WORK REQUIRED: Copy out every line exactly, passing over the pictures.
[Start SUPPLIED MATERIAL]
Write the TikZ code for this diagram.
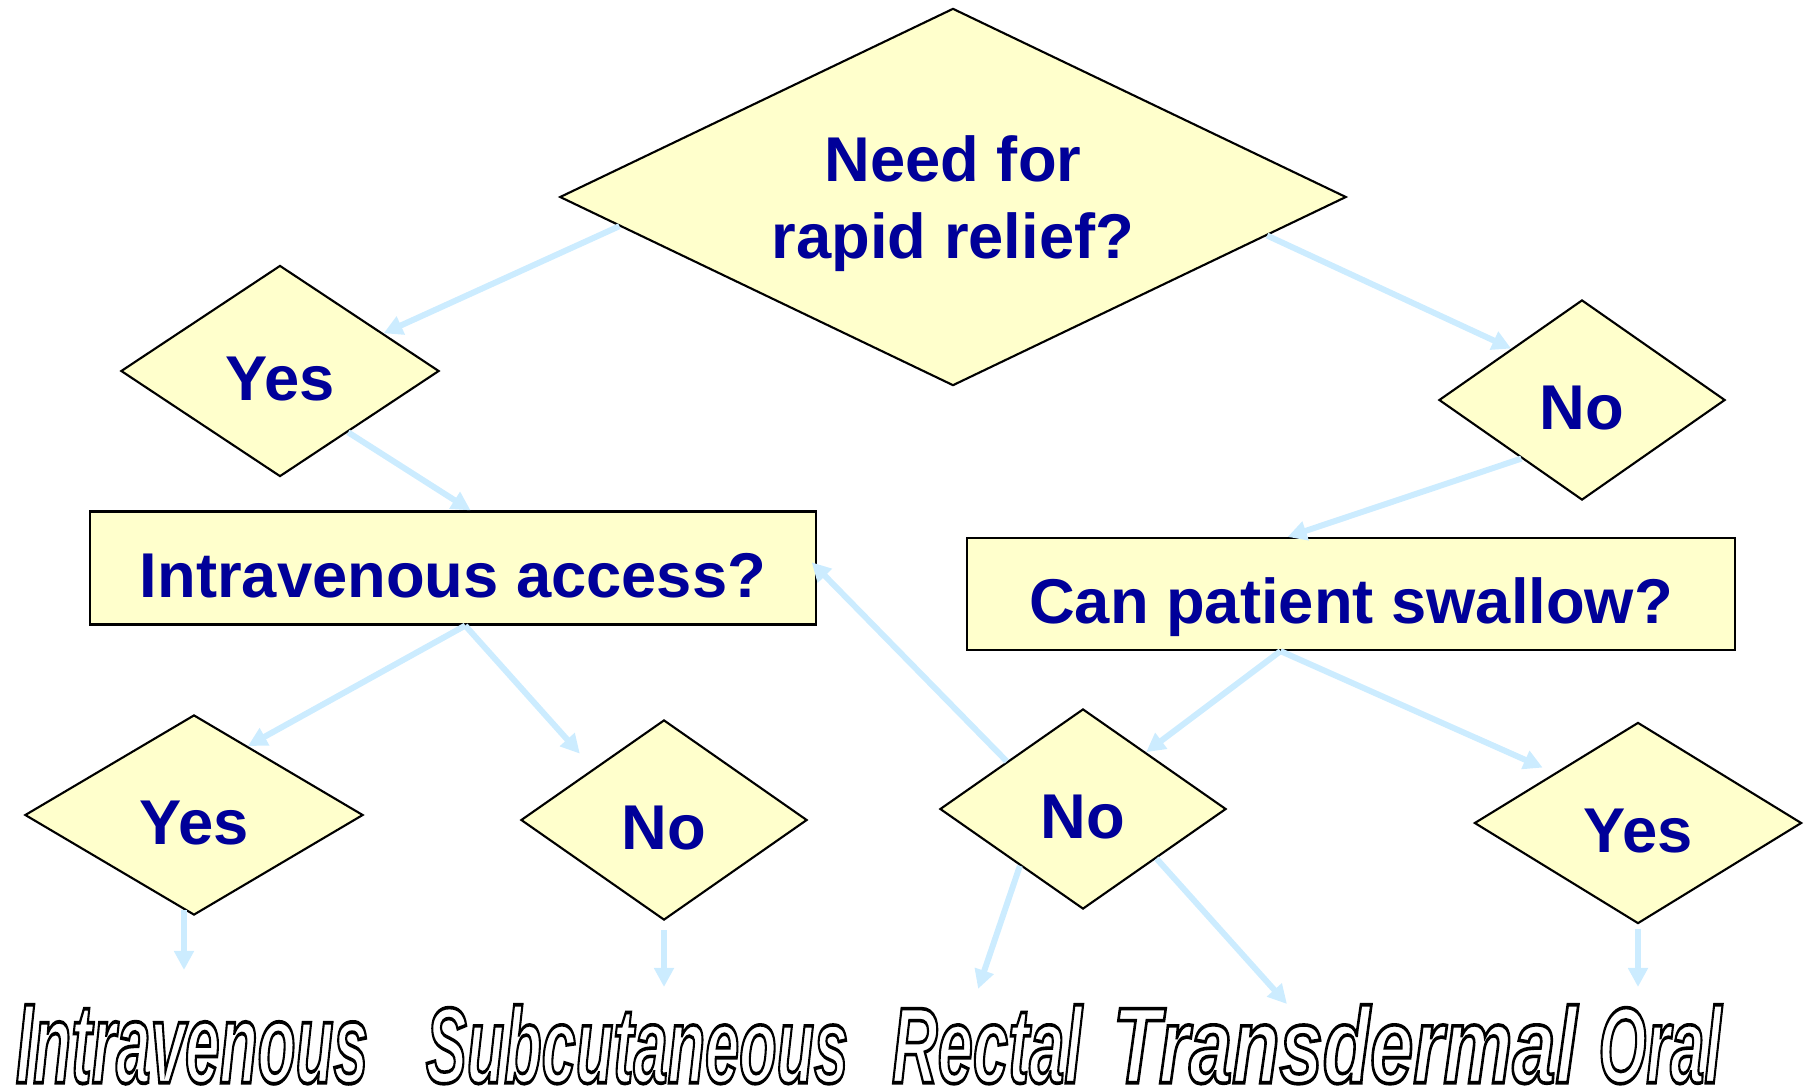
\documentclass[tikz,border=0pt]{standalone}
\usepackage{fontspec}
\setmainfont{Liberation Sans}
\usepackage{graphicx}
\usetikzlibrary{shapes.geometric}
\usetikzlibrary{arrows.meta}
\definecolor{boxfill}{RGB}{255,255,204}
\definecolor{qtext}{RGB}{0,0,153}
\definecolor{flowblue}{RGB}{204,236,255}
\tikzstyle{decision} = [draw, diamond, fill=boxfill, inner sep=0pt, line width=0.6pt, text=qtext, align=center, font=\bfseries\fontsize{18}{22}\selectfont]
\tikzstyle{answer} = [decision, minimum height=2.0cm, text height=0.58cm, text depth=0pt]
\tikzstyle{question} = [draw, rectangle, fill=boxfill, inner sep=0pt, line width=0.6pt, text=qtext, text height=0.58cm, text depth=0pt, font=\bfseries\fontsize{18}{22}\selectfont]
\tikzstyle{route} = [inner sep=0pt, anchor=north]
\tikzstyle{flow} = [draw=flowblue, line width=1.7pt, -{Triangle[length=0.19cm,width=0.19cm]}]
% outlined, narrowed label text
\newcommand{\routename}[2]{\resizebox{#1}{0.78cm}{\fontsize{30}{30}\selectfont\bfseries\itshape\special{pdf:literal direct 1 Tr 1.0 w}#2\special{pdf:literal direct 0 Tr}}}

\begin{document}
\begin{tikzpicture}[x=0.01cm,y=-0.01cm]
    \useasboundingbox (0,0) rectangle (1805,1087);
    \node [decision, aspect=2.08, text depth=-0.12cm, minimum width=7.86cm, minimum height=3.77cm] (need) at (953,197) {Need for\\rapid relief?};
    \node [answer, minimum width=3.18cm, minimum height=2.11cm] (yes1) at (280,371) {Yes};
    \node [answer, minimum width=2.86cm] (no1) at (1582,400) {No};
    \node [question, minimum width=7.26cm, minimum height=1.13cm] (access) at (453,568) {Intravenous access?};
    \node [question, minimum width=7.68cm, minimum height=1.12cm] (swallow) at (1351,594) {Can patient swallow?};
    \node [answer, minimum width=3.38cm] (yes2) at (194,815) {Yes};
    \node [answer, minimum width=2.86cm] (no2) at (664,820) {No};
    \node [answer, minimum width=2.86cm] (no3) at (1083,809) {No};
    \node [answer, minimum width=3.27cm, minimum height=2.01cm] (yes3) at (1638,823) {Yes};

    \node [route] (iv) at (192,1004) {\routename{3.52cm}{Intravenous}};
    \node [route] (subc) at (637,1004) {\routename{4.22cm}{Subcutaneous}};
    \node [route] (rectal) at (987,1004) {\routename{1.90cm}{Rectal}};
    \node [route] (trans) at (1345,1004) {\routename{4.64cm}{Transdermal}};
    \node [route] (oral) at (1660,1004) {\routename{1.23cm}{Oral}};

    \draw [flow] (need.185) -- (yes1.20);
    \draw [flow] (need.353) -- (no1.144);
    \draw [flow] (yes1.318) -- (access.73);
    \draw [flow] (no1.224) -- (swallow.138);
    \draw [flow] (access.282) -- (yes2.52);
    \draw [flow, shorten >=0.2cm] (access.282) -- (no2.144);
    \draw [flow] (swallow.219) -- (no3.42);
    \draw [flow, shorten >=0.13cm] (swallow.219) -- (yes3.149);
    \draw [flow, shorten >=-0.08cm] (no3.148) -- (access.east);
    \draw [flow, shorten >=0.34cm] (yes2.264) -- (yes2.264 |- iv.north);
    \draw [flow, shorten <=0.09cm, shorten >=0.17cm] (no2.south) -- (no2.south |- subc.north);
    \draw [flow, shorten >=0.16cm] (no3.222) -- ([xshift=-0.14cm]rectal.north);
    \draw [flow] (no3.326) -- ([xshift=-0.58cm]trans.north);
    \draw [flow, shorten <=0.04cm, shorten >=0.17cm] (yes3.south) -- (yes3.south |- oral.north);
\end{tikzpicture}
\end{document}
[End SUPPLIED MATERIAL]
WRITTEN RESPONSE:
Write the TikZ code for this diagram.
\documentclass[tikz,border=0pt]{standalone}
\usepackage{fontspec}
\setmainfont{Liberation Sans}
\usepackage{graphicx}
\usetikzlibrary{shapes.geometric}
\usetikzlibrary{arrows.meta}
\definecolor{boxfill}{RGB}{255,255,204}
\definecolor{qtext}{RGB}{0,0,153}
\definecolor{flowblue}{RGB}{204,236,255}
\tikzstyle{decision} = [draw, diamond, fill=boxfill, inner sep=0pt, line width=0.6pt, text=qtext, align=center, font=\bfseries\fontsize{18}{22}\selectfont]
\tikzstyle{answer} = [decision, minimum height=2.0cm, text height=0.58cm, text depth=0pt]
\tikzstyle{question} = [draw, rectangle, fill=boxfill, inner sep=0pt, line width=0.6pt, text=qtext, text height=0.58cm, text depth=0pt, font=\bfseries\fontsize{18}{22}\selectfont]
\tikzstyle{route} = [inner sep=0pt, anchor=north]
\tikzstyle{flow} = [draw=flowblue, line width=1.7pt, -{Triangle[length=0.19cm,width=0.19cm]}]
% outlined, narrowed label text
\newcommand{\routename}[2]{\resizebox{#1}{0.78cm}{\fontsize{30}{30}\selectfont\bfseries\itshape\special{pdf:literal direct 1 Tr 1.0 w}#2\special{pdf:literal direct 0 Tr}}}

\begin{document}
\begin{tikzpicture}[x=0.01cm,y=-0.01cm]
    \useasboundingbox (0,0) rectangle (1805,1087);
    \node [decision, aspect=2.08, text depth=-0.12cm, minimum width=7.86cm, minimum height=3.77cm] (need) at (953,197) {Need for\\rapid relief?};
    \node [answer, minimum width=3.18cm, minimum height=2.11cm] (yes1) at (280,371) {Yes};
    \node [answer, minimum width=2.86cm] (no1) at (1582,400) {No};
    \node [question, minimum width=7.26cm, minimum height=1.13cm] (access) at (453,568) {Intravenous access?};
    \node [question, minimum width=7.68cm, minimum height=1.12cm] (swallow) at (1351,594) {Can patient swallow?};
    \node [answer, minimum width=3.38cm] (yes2) at (194,815) {Yes};
    \node [answer, minimum width=2.86cm] (no2) at (664,820) {No};
    \node [answer, minimum width=2.86cm] (no3) at (1083,809) {No};
    \node [answer, minimum width=3.27cm, minimum height=2.01cm] (yes3) at (1638,823) {Yes};

    \node [route] (iv) at (192,1004) {\routename{3.52cm}{Intravenous}};
    \node [route] (subc) at (637,1004) {\routename{4.22cm}{Subcutaneous}};
    \node [route] (rectal) at (987,1004) {\routename{1.90cm}{Rectal}};
    \node [route] (trans) at (1345,1004) {\routename{4.64cm}{Transdermal}};
    \node [route] (oral) at (1660,1004) {\routename{1.23cm}{Oral}};

    \draw [flow] (need.185) -- (yes1.20);
    \draw [flow] (need.353) -- (no1.144);
    \draw [flow] (yes1.318) -- (access.73);
    \draw [flow] (no1.224) -- (swallow.138);
    \draw [flow] (access.282) -- (yes2.52);
    \draw [flow, shorten >=0.2cm] (access.282) -- (no2.144);
    \draw [flow] (swallow.219) -- (no3.42);
    \draw [flow, shorten >=0.13cm] (swallow.219) -- (yes3.149);
    \draw [flow, shorten >=-0.08cm] (no3.148) -- (access.east);
    \draw [flow, shorten >=0.34cm] (yes2.264) -- (yes2.264 |- iv.north);
    \draw [flow, shorten <=0.09cm, shorten >=0.17cm] (no2.south) -- (no2.south |- subc.north);
    \draw [flow, shorten >=0.16cm] (no3.222) -- ([xshift=-0.14cm]rectal.north);
    \draw [flow] (no3.326) -- ([xshift=-0.58cm]trans.north);
    \draw [flow, shorten <=0.04cm, shorten >=0.17cm] (yes3.south) -- (yes3.south |- oral.north);
\end{tikzpicture}
\end{document}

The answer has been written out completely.